**Exercise details**
Below is a listing; copy all of it exactly.

**Data extract**
● ● ● ●

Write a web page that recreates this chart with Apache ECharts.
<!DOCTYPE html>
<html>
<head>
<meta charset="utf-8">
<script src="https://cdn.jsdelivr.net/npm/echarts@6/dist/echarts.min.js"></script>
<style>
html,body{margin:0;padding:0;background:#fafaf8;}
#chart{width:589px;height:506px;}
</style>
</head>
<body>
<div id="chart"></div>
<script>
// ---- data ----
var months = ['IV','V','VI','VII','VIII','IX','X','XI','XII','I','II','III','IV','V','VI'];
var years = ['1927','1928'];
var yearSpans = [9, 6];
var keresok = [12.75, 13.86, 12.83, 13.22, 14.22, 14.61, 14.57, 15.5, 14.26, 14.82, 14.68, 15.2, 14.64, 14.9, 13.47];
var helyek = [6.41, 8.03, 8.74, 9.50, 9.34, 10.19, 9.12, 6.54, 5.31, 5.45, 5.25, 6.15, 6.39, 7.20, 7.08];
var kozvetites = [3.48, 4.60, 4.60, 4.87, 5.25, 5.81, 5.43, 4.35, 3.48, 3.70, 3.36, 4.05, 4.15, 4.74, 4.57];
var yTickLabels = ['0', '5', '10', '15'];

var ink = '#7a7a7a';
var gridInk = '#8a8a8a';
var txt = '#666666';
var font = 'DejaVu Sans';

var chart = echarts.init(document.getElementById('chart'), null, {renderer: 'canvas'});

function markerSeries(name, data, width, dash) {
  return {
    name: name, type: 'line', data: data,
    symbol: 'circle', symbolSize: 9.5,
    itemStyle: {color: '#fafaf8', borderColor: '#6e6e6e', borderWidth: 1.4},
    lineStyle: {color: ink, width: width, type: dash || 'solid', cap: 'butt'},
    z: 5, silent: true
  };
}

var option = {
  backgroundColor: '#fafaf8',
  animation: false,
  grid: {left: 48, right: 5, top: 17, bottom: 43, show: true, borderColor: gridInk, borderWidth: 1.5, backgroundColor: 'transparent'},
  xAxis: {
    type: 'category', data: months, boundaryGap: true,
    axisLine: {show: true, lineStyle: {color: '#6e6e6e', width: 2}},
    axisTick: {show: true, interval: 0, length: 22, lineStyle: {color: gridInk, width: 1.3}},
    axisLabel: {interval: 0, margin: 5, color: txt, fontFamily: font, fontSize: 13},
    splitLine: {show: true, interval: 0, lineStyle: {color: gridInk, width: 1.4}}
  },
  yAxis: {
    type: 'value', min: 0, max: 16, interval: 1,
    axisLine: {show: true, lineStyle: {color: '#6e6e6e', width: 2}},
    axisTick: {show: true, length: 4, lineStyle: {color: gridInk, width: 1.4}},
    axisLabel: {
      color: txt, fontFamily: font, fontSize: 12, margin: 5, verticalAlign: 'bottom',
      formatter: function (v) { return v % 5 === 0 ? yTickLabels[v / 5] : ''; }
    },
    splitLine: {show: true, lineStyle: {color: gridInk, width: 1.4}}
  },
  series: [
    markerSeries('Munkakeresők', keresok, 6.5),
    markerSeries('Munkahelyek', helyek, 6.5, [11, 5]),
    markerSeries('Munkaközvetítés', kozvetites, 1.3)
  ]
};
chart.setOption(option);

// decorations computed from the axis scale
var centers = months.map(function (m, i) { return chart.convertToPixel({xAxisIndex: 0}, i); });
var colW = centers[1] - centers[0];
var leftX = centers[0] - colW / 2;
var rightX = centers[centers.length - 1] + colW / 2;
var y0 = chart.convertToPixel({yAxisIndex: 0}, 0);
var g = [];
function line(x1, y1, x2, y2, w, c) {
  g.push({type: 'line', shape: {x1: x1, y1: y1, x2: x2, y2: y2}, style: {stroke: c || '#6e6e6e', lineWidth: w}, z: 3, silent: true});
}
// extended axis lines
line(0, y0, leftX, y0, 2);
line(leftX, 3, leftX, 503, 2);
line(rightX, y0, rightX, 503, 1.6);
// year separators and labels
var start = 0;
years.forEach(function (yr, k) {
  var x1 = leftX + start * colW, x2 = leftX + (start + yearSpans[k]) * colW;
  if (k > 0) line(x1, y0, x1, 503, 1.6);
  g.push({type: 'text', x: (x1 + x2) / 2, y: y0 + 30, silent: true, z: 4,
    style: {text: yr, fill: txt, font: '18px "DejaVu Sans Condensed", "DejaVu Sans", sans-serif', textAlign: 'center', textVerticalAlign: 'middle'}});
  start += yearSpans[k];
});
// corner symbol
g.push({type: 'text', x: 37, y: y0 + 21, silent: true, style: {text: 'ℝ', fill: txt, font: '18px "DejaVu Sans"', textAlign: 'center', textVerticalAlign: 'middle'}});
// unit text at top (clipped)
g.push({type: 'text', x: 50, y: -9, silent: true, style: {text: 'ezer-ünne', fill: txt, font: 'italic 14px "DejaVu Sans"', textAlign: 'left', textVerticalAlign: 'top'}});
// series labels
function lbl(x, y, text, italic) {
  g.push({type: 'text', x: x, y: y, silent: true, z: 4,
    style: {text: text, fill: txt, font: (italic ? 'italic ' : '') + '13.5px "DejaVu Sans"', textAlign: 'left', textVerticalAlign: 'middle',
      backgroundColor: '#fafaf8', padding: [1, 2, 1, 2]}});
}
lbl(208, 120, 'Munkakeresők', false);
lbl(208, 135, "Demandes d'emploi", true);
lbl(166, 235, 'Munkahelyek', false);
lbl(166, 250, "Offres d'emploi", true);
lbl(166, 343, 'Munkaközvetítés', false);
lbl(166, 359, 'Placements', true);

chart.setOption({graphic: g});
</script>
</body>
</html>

● ● ● ●

**The response**
Write a web page that recreates this chart with Apache ECharts.
<!DOCTYPE html>
<html>
<head>
<meta charset="utf-8">
<script src="https://cdn.jsdelivr.net/npm/echarts@6/dist/echarts.min.js"></script>
<style>
html,body{margin:0;padding:0;background:#fafaf8;}
#chart{width:589px;height:506px;}
</style>
</head>
<body>
<div id="chart"></div>
<script>
// ---- data ----
var months = ['IV','V','VI','VII','VIII','IX','X','XI','XII','I','II','III','IV','V','VI'];
var years = ['1927','1928'];
var yearSpans = [9, 6];
var keresok = [12.75, 13.86, 12.83, 13.22, 14.22, 14.61, 14.57, 15.5, 14.26, 14.82, 14.68, 15.2, 14.64, 14.9, 13.47];
var helyek = [6.41, 8.03, 8.74, 9.50, 9.34, 10.19, 9.12, 6.54, 5.31, 5.45, 5.25, 6.15, 6.39, 7.20, 7.08];
var kozvetites = [3.48, 4.60, 4.60, 4.87, 5.25, 5.81, 5.43, 4.35, 3.48, 3.70, 3.36, 4.05, 4.15, 4.74, 4.57];
var yTickLabels = ['0', '5', '10', '15'];

var ink = '#7a7a7a';
var gridInk = '#8a8a8a';
var txt = '#666666';
var font = 'DejaVu Sans';

var chart = echarts.init(document.getElementById('chart'), null, {renderer: 'canvas'});

function markerSeries(name, data, width, dash) {
  return {
    name: name, type: 'line', data: data,
    symbol: 'circle', symbolSize: 9.5,
    itemStyle: {color: '#fafaf8', borderColor: '#6e6e6e', borderWidth: 1.4},
    lineStyle: {color: ink, width: width, type: dash || 'solid', cap: 'butt'},
    z: 5, silent: true
  };
}

var option = {
  backgroundColor: '#fafaf8',
  animation: false,
  grid: {left: 48, right: 5, top: 17, bottom: 43, show: true, borderColor: gridInk, borderWidth: 1.5, backgroundColor: 'transparent'},
  xAxis: {
    type: 'category', data: months, boundaryGap: true,
    axisLine: {show: true, lineStyle: {color: '#6e6e6e', width: 2}},
    axisTick: {show: true, interval: 0, length: 22, lineStyle: {color: gridInk, width: 1.3}},
    axisLabel: {interval: 0, margin: 5, color: txt, fontFamily: font, fontSize: 13},
    splitLine: {show: true, interval: 0, lineStyle: {color: gridInk, width: 1.4}}
  },
  yAxis: {
    type: 'value', min: 0, max: 16, interval: 1,
    axisLine: {show: true, lineStyle: {color: '#6e6e6e', width: 2}},
    axisTick: {show: true, length: 4, lineStyle: {color: gridInk, width: 1.4}},
    axisLabel: {
      color: txt, fontFamily: font, fontSize: 12, margin: 5, verticalAlign: 'bottom',
      formatter: function (v) { return v % 5 === 0 ? yTickLabels[v / 5] : ''; }
    },
    splitLine: {show: true, lineStyle: {color: gridInk, width: 1.4}}
  },
  series: [
    markerSeries('Munkakeresők', keresok, 6.5),
    markerSeries('Munkahelyek', helyek, 6.5, [11, 5]),
    markerSeries('Munkaközvetítés', kozvetites, 1.3)
  ]
};
chart.setOption(option);

// decorations computed from the axis scale
var centers = months.map(function (m, i) { return chart.convertToPixel({xAxisIndex: 0}, i); });
var colW = centers[1] - centers[0];
var leftX = centers[0] - colW / 2;
var rightX = centers[centers.length - 1] + colW / 2;
var y0 = chart.convertToPixel({yAxisIndex: 0}, 0);
var g = [];
function line(x1, y1, x2, y2, w, c) {
  g.push({type: 'line', shape: {x1: x1, y1: y1, x2: x2, y2: y2}, style: {stroke: c || '#6e6e6e', lineWidth: w}, z: 3, silent: true});
}
// extended axis lines
line(0, y0, leftX, y0, 2);
line(leftX, 3, leftX, 503, 2);
line(rightX, y0, rightX, 503, 1.6);
// year separators and labels
var start = 0;
years.forEach(function (yr, k) {
  var x1 = leftX + start * colW, x2 = leftX + (start + yearSpans[k]) * colW;
  if (k > 0) line(x1, y0, x1, 503, 1.6);
  g.push({type: 'text', x: (x1 + x2) / 2, y: y0 + 30, silent: true, z: 4,
    style: {text: yr, fill: txt, font: '18px "DejaVu Sans Condensed", "DejaVu Sans", sans-serif', textAlign: 'center', textVerticalAlign: 'middle'}});
  start += yearSpans[k];
});
// corner symbol
g.push({type: 'text', x: 37, y: y0 + 21, silent: true, style: {text: 'ℝ', fill: txt, font: '18px "DejaVu Sans"', textAlign: 'center', textVerticalAlign: 'middle'}});
// unit text at top (clipped)
g.push({type: 'text', x: 50, y: -9, silent: true, style: {text: 'ezer-ünne', fill: txt, font: 'italic 14px "DejaVu Sans"', textAlign: 'left', textVerticalAlign: 'top'}});
// series labels
function lbl(x, y, text, italic) {
  g.push({type: 'text', x: x, y: y, silent: true, z: 4,
    style: {text: text, fill: txt, font: (italic ? 'italic ' : '') + '13.5px "DejaVu Sans"', textAlign: 'left', textVerticalAlign: 'middle',
      backgroundColor: '#fafaf8', padding: [1, 2, 1, 2]}});
}
lbl(208, 120, 'Munkakeresők', false);
lbl(208, 135, "Demandes d'emploi", true);
lbl(166, 235, 'Munkahelyek', false);
lbl(166, 250, "Offres d'emploi", true);
lbl(166, 343, 'Munkaközvetítés', false);
lbl(166, 359, 'Placements', true);

chart.setOption({graphic: g});
</script>
</body>
</html>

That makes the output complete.